• EXERCISE INSTRUCTIONS
Answer with a single number: how many lines in the listing below include "script"?

• DATA TO PROCESS
((

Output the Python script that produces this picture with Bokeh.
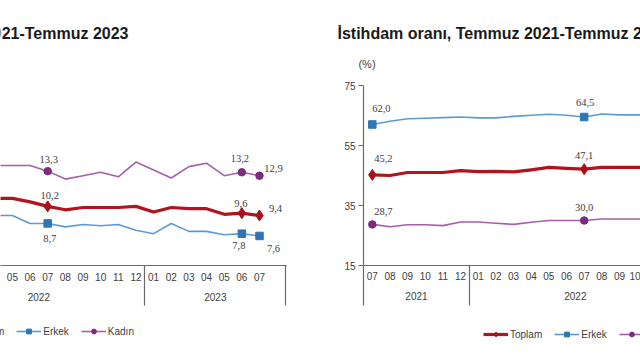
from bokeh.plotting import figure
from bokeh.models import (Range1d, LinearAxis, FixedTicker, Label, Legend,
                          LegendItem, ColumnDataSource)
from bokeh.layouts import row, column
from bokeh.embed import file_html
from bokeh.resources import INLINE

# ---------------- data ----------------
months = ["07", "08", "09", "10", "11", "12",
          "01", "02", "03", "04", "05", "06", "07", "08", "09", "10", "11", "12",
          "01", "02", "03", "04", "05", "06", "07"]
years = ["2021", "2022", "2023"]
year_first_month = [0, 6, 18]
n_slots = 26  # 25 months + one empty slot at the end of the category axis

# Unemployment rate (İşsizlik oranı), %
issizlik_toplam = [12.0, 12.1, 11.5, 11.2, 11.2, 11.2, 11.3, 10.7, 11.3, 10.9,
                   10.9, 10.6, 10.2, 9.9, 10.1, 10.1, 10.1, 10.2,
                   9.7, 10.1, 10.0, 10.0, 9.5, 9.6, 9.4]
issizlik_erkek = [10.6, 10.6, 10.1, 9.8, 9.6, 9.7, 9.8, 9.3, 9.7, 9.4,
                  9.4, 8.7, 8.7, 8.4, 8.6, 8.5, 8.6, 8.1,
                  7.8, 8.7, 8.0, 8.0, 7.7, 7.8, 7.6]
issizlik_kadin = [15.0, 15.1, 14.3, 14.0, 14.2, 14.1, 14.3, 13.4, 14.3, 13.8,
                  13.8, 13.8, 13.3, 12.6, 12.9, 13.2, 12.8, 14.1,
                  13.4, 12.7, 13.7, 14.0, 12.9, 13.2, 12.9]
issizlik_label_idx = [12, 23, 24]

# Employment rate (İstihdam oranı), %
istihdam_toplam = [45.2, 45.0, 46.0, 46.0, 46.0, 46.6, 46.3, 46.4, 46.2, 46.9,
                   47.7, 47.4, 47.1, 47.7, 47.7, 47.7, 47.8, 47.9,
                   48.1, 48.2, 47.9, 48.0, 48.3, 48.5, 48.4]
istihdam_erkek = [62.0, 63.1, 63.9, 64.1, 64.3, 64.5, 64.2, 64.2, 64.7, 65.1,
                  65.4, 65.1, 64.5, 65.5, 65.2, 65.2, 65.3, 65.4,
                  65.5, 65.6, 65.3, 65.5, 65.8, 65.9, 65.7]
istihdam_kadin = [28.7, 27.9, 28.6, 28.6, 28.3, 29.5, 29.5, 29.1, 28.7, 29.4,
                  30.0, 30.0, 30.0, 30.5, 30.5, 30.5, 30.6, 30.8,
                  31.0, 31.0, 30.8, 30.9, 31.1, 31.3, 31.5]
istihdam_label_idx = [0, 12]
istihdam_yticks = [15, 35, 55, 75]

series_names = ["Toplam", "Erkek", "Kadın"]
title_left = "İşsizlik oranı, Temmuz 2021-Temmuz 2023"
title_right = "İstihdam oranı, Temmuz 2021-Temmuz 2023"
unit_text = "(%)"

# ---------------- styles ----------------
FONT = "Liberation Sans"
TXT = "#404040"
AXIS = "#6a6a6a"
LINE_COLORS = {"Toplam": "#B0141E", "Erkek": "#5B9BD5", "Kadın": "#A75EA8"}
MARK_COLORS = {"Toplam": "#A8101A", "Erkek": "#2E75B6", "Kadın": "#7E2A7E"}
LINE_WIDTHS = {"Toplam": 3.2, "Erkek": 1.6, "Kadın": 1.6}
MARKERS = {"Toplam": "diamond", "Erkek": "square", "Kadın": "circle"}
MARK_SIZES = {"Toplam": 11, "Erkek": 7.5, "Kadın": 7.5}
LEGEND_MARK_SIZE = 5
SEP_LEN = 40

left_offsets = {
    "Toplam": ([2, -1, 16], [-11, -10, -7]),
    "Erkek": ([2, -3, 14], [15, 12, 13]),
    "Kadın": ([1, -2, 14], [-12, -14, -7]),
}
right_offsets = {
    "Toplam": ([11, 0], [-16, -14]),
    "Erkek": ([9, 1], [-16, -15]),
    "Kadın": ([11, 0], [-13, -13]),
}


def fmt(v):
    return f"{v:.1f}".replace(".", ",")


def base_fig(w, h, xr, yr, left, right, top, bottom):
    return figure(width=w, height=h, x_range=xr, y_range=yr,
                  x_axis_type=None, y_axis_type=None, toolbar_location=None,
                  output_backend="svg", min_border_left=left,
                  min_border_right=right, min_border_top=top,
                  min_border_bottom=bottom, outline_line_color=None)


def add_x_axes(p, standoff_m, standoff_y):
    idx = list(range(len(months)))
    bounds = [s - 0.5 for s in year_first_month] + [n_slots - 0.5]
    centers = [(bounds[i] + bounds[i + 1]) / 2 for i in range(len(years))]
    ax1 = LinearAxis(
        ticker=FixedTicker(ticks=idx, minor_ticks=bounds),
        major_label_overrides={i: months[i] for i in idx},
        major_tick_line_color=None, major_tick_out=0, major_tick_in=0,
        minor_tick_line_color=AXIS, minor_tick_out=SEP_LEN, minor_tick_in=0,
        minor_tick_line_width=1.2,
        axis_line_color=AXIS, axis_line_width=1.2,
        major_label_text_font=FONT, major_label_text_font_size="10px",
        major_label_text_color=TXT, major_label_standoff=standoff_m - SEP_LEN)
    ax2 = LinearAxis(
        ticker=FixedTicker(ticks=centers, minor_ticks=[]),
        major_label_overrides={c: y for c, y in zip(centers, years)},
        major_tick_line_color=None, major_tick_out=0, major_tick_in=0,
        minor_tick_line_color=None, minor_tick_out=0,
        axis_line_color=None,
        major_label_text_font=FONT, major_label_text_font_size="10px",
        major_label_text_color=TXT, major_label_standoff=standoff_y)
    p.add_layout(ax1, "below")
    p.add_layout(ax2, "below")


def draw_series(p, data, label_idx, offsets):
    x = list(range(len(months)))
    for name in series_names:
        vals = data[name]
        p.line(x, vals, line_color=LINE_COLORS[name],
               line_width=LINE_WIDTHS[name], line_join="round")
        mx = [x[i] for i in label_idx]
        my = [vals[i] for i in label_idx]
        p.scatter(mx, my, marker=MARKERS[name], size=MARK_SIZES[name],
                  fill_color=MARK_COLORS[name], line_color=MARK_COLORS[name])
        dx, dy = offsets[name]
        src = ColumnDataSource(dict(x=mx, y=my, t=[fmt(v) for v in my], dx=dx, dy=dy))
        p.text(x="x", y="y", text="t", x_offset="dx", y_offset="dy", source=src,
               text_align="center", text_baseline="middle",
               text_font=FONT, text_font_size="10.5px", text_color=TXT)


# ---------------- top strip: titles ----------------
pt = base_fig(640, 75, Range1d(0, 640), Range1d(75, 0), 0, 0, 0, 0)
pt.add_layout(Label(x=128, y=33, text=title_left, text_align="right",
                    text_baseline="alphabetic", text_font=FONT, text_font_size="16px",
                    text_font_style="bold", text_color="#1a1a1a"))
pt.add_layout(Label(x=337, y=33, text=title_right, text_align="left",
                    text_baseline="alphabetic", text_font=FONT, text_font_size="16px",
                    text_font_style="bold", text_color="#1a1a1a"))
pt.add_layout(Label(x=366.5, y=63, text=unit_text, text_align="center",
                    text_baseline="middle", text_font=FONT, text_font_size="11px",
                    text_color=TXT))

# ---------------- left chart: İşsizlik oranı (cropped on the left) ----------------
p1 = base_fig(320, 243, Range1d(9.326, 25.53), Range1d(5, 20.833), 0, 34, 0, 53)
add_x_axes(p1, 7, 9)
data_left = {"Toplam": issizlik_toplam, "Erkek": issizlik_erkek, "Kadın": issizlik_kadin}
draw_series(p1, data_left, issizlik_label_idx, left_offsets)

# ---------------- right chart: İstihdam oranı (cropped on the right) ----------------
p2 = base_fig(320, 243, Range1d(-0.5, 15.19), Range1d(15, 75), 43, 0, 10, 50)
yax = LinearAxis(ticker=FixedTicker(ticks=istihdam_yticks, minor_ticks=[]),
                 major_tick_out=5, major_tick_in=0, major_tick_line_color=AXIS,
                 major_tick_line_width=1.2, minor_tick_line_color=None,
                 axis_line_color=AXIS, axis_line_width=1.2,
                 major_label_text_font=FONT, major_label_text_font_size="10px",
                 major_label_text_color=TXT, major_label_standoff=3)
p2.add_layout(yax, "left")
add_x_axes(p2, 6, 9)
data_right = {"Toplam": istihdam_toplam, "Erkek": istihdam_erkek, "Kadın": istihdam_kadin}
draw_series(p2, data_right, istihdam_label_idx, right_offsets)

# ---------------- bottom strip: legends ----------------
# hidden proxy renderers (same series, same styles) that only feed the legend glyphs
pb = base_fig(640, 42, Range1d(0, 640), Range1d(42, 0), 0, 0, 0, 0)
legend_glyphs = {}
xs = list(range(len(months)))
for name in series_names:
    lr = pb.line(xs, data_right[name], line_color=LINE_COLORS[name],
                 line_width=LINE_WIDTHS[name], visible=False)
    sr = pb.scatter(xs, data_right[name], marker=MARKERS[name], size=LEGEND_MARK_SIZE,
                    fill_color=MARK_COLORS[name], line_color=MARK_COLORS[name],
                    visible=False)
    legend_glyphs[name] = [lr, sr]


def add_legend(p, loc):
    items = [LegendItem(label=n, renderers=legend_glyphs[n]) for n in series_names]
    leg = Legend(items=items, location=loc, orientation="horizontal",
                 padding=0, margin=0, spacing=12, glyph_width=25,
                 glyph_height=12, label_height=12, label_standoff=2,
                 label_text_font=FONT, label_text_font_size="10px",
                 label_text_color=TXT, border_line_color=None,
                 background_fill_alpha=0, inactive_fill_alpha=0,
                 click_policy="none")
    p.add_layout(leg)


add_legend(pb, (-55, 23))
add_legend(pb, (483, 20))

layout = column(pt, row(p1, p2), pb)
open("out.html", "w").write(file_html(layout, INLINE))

))
((

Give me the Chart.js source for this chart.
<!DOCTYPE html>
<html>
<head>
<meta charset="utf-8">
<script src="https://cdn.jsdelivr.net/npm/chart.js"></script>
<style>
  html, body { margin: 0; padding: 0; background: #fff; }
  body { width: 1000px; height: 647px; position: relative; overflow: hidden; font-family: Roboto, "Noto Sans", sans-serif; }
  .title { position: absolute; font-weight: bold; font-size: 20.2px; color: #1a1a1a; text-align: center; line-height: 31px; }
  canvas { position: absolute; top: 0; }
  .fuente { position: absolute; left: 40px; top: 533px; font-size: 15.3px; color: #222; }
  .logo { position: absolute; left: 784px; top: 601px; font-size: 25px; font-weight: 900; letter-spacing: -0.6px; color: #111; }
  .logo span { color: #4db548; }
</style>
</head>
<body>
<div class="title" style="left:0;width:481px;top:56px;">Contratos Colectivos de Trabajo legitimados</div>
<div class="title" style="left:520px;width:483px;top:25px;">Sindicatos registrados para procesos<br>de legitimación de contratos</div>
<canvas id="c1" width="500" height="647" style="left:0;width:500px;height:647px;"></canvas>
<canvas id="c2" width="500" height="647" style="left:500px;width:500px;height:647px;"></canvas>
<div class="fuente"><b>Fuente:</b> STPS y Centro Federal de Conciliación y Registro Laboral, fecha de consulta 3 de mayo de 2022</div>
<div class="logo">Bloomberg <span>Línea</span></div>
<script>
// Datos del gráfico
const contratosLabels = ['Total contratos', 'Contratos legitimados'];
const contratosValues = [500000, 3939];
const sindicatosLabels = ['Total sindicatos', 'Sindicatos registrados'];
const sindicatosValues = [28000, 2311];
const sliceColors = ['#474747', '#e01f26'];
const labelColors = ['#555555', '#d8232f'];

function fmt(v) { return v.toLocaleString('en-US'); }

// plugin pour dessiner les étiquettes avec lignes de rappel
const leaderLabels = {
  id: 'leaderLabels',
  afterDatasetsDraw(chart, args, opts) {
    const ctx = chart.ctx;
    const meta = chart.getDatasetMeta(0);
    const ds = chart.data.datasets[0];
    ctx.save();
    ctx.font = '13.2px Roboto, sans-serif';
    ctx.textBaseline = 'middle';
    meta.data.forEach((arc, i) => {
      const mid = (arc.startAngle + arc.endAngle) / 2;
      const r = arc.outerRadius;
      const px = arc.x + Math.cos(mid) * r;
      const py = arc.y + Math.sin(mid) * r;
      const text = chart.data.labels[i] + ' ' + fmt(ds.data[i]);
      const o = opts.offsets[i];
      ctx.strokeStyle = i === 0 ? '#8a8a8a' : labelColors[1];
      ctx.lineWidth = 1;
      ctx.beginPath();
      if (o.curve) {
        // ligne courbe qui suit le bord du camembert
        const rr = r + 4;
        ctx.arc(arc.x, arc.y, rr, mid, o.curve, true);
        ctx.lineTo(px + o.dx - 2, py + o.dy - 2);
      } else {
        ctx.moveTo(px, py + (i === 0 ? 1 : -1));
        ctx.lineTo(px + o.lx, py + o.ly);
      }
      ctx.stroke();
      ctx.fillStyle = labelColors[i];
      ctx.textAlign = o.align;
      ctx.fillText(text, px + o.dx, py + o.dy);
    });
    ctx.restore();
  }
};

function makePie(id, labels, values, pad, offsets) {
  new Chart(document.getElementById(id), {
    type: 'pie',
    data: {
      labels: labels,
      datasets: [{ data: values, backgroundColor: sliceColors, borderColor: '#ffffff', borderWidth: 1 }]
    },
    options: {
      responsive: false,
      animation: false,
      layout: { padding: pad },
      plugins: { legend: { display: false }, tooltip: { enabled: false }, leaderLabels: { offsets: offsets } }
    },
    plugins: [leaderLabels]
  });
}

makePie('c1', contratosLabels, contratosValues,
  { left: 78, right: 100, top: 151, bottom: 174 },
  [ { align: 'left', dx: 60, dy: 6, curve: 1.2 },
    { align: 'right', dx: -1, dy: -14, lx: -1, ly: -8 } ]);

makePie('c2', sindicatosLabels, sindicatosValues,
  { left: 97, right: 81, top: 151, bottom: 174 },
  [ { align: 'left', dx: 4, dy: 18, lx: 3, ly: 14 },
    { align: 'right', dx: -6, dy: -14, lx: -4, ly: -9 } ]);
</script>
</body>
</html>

))
((

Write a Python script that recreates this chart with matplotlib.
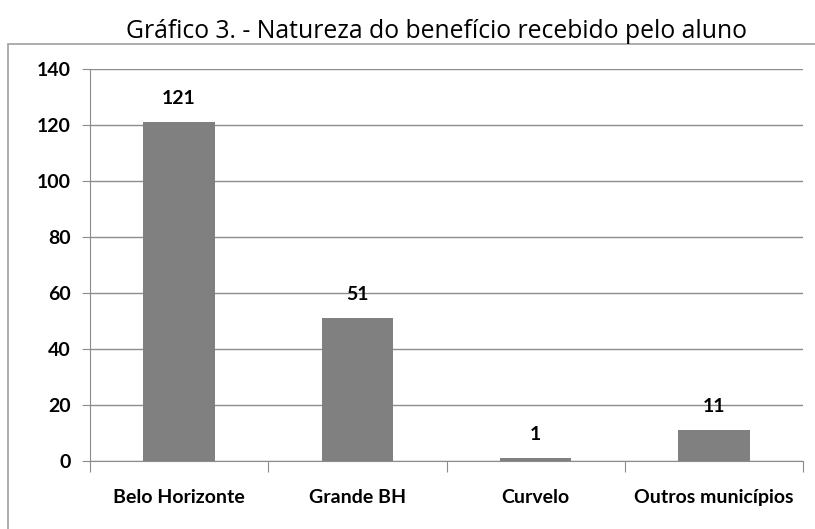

))

• WRITTEN ANSWER
5